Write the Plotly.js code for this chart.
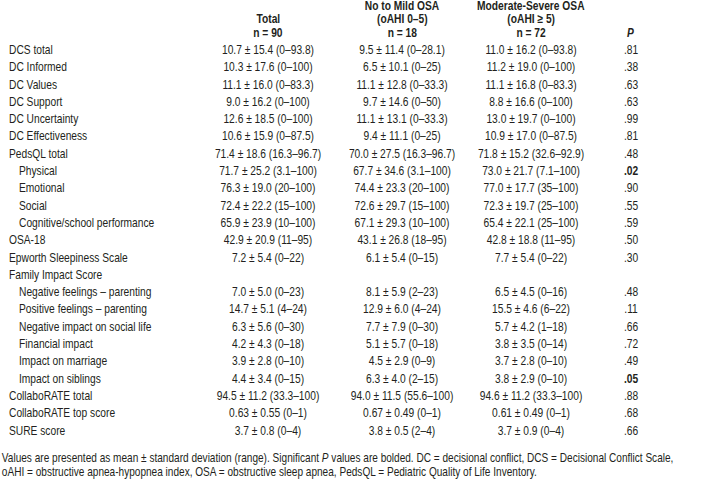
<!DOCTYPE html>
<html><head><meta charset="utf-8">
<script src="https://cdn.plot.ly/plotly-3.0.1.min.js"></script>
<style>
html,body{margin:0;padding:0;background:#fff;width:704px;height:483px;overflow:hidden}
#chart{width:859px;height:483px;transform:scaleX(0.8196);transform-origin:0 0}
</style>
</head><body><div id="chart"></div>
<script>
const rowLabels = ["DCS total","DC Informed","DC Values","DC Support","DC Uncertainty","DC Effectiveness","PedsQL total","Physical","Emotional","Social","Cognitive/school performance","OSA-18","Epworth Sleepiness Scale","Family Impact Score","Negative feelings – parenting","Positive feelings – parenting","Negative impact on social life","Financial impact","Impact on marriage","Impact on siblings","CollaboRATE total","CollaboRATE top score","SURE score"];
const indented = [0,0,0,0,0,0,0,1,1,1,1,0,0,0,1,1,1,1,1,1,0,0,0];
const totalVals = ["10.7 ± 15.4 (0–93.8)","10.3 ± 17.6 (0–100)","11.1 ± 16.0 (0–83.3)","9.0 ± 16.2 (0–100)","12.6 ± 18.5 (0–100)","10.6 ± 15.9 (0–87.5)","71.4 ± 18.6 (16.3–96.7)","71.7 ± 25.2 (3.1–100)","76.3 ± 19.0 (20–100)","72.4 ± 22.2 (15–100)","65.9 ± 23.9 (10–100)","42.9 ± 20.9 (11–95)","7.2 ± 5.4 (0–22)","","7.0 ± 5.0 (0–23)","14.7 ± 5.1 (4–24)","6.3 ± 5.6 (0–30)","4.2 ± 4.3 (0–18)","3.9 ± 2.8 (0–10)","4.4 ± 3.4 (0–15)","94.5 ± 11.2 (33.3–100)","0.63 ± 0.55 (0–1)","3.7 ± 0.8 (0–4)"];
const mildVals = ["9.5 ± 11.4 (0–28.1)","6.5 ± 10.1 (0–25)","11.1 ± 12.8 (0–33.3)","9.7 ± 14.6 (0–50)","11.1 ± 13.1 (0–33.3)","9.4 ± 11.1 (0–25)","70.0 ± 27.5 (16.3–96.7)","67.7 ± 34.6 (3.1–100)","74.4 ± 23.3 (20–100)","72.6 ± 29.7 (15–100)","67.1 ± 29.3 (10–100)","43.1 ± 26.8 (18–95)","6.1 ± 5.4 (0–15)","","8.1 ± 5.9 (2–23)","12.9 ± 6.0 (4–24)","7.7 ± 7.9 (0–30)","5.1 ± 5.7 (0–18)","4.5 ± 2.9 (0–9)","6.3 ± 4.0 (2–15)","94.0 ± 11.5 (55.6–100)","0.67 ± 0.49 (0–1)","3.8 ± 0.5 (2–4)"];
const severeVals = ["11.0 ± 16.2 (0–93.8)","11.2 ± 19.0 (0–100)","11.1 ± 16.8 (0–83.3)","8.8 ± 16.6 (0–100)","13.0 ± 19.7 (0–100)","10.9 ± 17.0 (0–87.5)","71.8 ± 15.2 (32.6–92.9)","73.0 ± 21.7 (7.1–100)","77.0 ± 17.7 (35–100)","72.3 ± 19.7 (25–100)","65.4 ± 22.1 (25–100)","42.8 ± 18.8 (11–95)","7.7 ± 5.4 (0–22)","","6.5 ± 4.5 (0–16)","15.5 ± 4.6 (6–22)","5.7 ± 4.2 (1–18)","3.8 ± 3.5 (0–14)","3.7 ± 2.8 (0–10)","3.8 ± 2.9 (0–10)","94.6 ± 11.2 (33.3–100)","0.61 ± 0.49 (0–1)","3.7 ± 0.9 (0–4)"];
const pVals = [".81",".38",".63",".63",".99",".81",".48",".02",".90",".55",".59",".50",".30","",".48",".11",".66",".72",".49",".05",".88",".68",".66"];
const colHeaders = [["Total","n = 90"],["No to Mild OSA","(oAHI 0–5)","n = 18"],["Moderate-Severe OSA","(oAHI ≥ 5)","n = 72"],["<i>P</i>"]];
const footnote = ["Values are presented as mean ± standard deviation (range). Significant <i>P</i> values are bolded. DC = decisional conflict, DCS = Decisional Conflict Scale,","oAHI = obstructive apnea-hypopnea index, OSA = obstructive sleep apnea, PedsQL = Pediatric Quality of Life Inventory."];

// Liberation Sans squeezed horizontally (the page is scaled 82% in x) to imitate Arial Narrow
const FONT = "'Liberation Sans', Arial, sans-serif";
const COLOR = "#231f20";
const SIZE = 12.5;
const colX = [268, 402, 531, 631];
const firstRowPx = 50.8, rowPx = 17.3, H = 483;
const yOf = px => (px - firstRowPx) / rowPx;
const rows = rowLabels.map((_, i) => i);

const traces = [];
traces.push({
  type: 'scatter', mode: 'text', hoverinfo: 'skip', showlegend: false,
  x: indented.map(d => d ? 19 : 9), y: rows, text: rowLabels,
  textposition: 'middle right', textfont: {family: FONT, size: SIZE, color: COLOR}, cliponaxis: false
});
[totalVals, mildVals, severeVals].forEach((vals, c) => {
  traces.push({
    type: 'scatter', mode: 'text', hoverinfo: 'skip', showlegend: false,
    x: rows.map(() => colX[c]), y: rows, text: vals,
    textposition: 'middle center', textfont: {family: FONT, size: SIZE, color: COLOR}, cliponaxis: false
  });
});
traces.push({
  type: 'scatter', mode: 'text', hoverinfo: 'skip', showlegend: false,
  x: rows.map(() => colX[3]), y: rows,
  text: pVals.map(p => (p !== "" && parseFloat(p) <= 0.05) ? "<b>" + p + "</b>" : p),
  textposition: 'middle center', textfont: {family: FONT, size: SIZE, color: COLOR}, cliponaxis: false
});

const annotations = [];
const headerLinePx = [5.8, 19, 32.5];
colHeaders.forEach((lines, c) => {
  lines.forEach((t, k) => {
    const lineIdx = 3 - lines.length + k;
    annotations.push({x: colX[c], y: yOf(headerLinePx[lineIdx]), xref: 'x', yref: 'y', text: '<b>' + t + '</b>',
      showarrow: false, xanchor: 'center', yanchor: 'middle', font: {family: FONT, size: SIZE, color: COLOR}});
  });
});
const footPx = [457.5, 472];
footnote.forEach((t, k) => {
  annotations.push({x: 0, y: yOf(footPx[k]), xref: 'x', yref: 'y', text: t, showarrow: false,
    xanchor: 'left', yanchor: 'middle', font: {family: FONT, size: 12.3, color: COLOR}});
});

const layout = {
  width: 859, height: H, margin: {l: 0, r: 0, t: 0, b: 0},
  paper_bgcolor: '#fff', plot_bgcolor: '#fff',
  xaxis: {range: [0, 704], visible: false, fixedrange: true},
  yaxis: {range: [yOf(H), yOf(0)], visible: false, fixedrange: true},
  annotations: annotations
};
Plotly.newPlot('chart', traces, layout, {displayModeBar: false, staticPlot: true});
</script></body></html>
* * * * * * * * *
:: Task statement ::
Keep the pictures out of the copy and return the rest of the data above exactly.

:: Expected output ::
Write the Plotly.js code for this chart.
<!DOCTYPE html>
<html><head><meta charset="utf-8">
<script src="https://cdn.plot.ly/plotly-3.0.1.min.js"></script>
<style>
html,body{margin:0;padding:0;background:#fff;width:704px;height:483px;overflow:hidden}
#chart{width:859px;height:483px;transform:scaleX(0.8196);transform-origin:0 0}
</style>
</head><body><div id="chart"></div>
<script>
const rowLabels = ["DCS total","DC Informed","DC Values","DC Support","DC Uncertainty","DC Effectiveness","PedsQL total","Physical","Emotional","Social","Cognitive/school performance","OSA-18","Epworth Sleepiness Scale","Family Impact Score","Negative feelings – parenting","Positive feelings – parenting","Negative impact on social life","Financial impact","Impact on marriage","Impact on siblings","CollaboRATE total","CollaboRATE top score","SURE score"];
const indented = [0,0,0,0,0,0,0,1,1,1,1,0,0,0,1,1,1,1,1,1,0,0,0];
const totalVals = ["10.7 ± 15.4 (0–93.8)","10.3 ± 17.6 (0–100)","11.1 ± 16.0 (0–83.3)","9.0 ± 16.2 (0–100)","12.6 ± 18.5 (0–100)","10.6 ± 15.9 (0–87.5)","71.4 ± 18.6 (16.3–96.7)","71.7 ± 25.2 (3.1–100)","76.3 ± 19.0 (20–100)","72.4 ± 22.2 (15–100)","65.9 ± 23.9 (10–100)","42.9 ± 20.9 (11–95)","7.2 ± 5.4 (0–22)","","7.0 ± 5.0 (0–23)","14.7 ± 5.1 (4–24)","6.3 ± 5.6 (0–30)","4.2 ± 4.3 (0–18)","3.9 ± 2.8 (0–10)","4.4 ± 3.4 (0–15)","94.5 ± 11.2 (33.3–100)","0.63 ± 0.55 (0–1)","3.7 ± 0.8 (0–4)"];
const mildVals = ["9.5 ± 11.4 (0–28.1)","6.5 ± 10.1 (0–25)","11.1 ± 12.8 (0–33.3)","9.7 ± 14.6 (0–50)","11.1 ± 13.1 (0–33.3)","9.4 ± 11.1 (0–25)","70.0 ± 27.5 (16.3–96.7)","67.7 ± 34.6 (3.1–100)","74.4 ± 23.3 (20–100)","72.6 ± 29.7 (15–100)","67.1 ± 29.3 (10–100)","43.1 ± 26.8 (18–95)","6.1 ± 5.4 (0–15)","","8.1 ± 5.9 (2–23)","12.9 ± 6.0 (4–24)","7.7 ± 7.9 (0–30)","5.1 ± 5.7 (0–18)","4.5 ± 2.9 (0–9)","6.3 ± 4.0 (2–15)","94.0 ± 11.5 (55.6–100)","0.67 ± 0.49 (0–1)","3.8 ± 0.5 (2–4)"];
const severeVals = ["11.0 ± 16.2 (0–93.8)","11.2 ± 19.0 (0–100)","11.1 ± 16.8 (0–83.3)","8.8 ± 16.6 (0–100)","13.0 ± 19.7 (0–100)","10.9 ± 17.0 (0–87.5)","71.8 ± 15.2 (32.6–92.9)","73.0 ± 21.7 (7.1–100)","77.0 ± 17.7 (35–100)","72.3 ± 19.7 (25–100)","65.4 ± 22.1 (25–100)","42.8 ± 18.8 (11–95)","7.7 ± 5.4 (0–22)","","6.5 ± 4.5 (0–16)","15.5 ± 4.6 (6–22)","5.7 ± 4.2 (1–18)","3.8 ± 3.5 (0–14)","3.7 ± 2.8 (0–10)","3.8 ± 2.9 (0–10)","94.6 ± 11.2 (33.3–100)","0.61 ± 0.49 (0–1)","3.7 ± 0.9 (0–4)"];
const pVals = [".81",".38",".63",".63",".99",".81",".48",".02",".90",".55",".59",".50",".30","",".48",".11",".66",".72",".49",".05",".88",".68",".66"];
const colHeaders = [["Total","n = 90"],["No to Mild OSA","(oAHI 0–5)","n = 18"],["Moderate-Severe OSA","(oAHI ≥ 5)","n = 72"],["<i>P</i>"]];
const footnote = ["Values are presented as mean ± standard deviation (range). Significant <i>P</i> values are bolded. DC = decisional conflict, DCS = Decisional Conflict Scale,","oAHI = obstructive apnea-hypopnea index, OSA = obstructive sleep apnea, PedsQL = Pediatric Quality of Life Inventory."];

// Liberation Sans squeezed horizontally (the page is scaled 82% in x) to imitate Arial Narrow
const FONT = "'Liberation Sans', Arial, sans-serif";
const COLOR = "#231f20";
const SIZE = 12.5;
const colX = [268, 402, 531, 631];
const firstRowPx = 50.8, rowPx = 17.3, H = 483;
const yOf = px => (px - firstRowPx) / rowPx;
const rows = rowLabels.map((_, i) => i);

const traces = [];
traces.push({
  type: 'scatter', mode: 'text', hoverinfo: 'skip', showlegend: false,
  x: indented.map(d => d ? 19 : 9), y: rows, text: rowLabels,
  textposition: 'middle right', textfont: {family: FONT, size: SIZE, color: COLOR}, cliponaxis: false
});
[totalVals, mildVals, severeVals].forEach((vals, c) => {
  traces.push({
    type: 'scatter', mode: 'text', hoverinfo: 'skip', showlegend: false,
    x: rows.map(() => colX[c]), y: rows, text: vals,
    textposition: 'middle center', textfont: {family: FONT, size: SIZE, color: COLOR}, cliponaxis: false
  });
});
traces.push({
  type: 'scatter', mode: 'text', hoverinfo: 'skip', showlegend: false,
  x: rows.map(() => colX[3]), y: rows,
  text: pVals.map(p => (p !== "" && parseFloat(p) <= 0.05) ? "<b>" + p + "</b>" : p),
  textposition: 'middle center', textfont: {family: FONT, size: SIZE, color: COLOR}, cliponaxis: false
});

const annotations = [];
const headerLinePx = [5.8, 19, 32.5];
colHeaders.forEach((lines, c) => {
  lines.forEach((t, k) => {
    const lineIdx = 3 - lines.length + k;
    annotations.push({x: colX[c], y: yOf(headerLinePx[lineIdx]), xref: 'x', yref: 'y', text: '<b>' + t + '</b>',
      showarrow: false, xanchor: 'center', yanchor: 'middle', font: {family: FONT, size: SIZE, color: COLOR}});
  });
});
const footPx = [457.5, 472];
footnote.forEach((t, k) => {
  annotations.push({x: 0, y: yOf(footPx[k]), xref: 'x', yref: 'y', text: t, showarrow: false,
    xanchor: 'left', yanchor: 'middle', font: {family: FONT, size: 12.3, color: COLOR}});
});

const layout = {
  width: 859, height: H, margin: {l: 0, r: 0, t: 0, b: 0},
  paper_bgcolor: '#fff', plot_bgcolor: '#fff',
  xaxis: {range: [0, 704], visible: false, fixedrange: true},
  yaxis: {range: [yOf(H), yOf(0)], visible: false, fixedrange: true},
  annotations: annotations
};
Plotly.newPlot('chart', traces, layout, {displayModeBar: false, staticPlot: true});
</script></body></html>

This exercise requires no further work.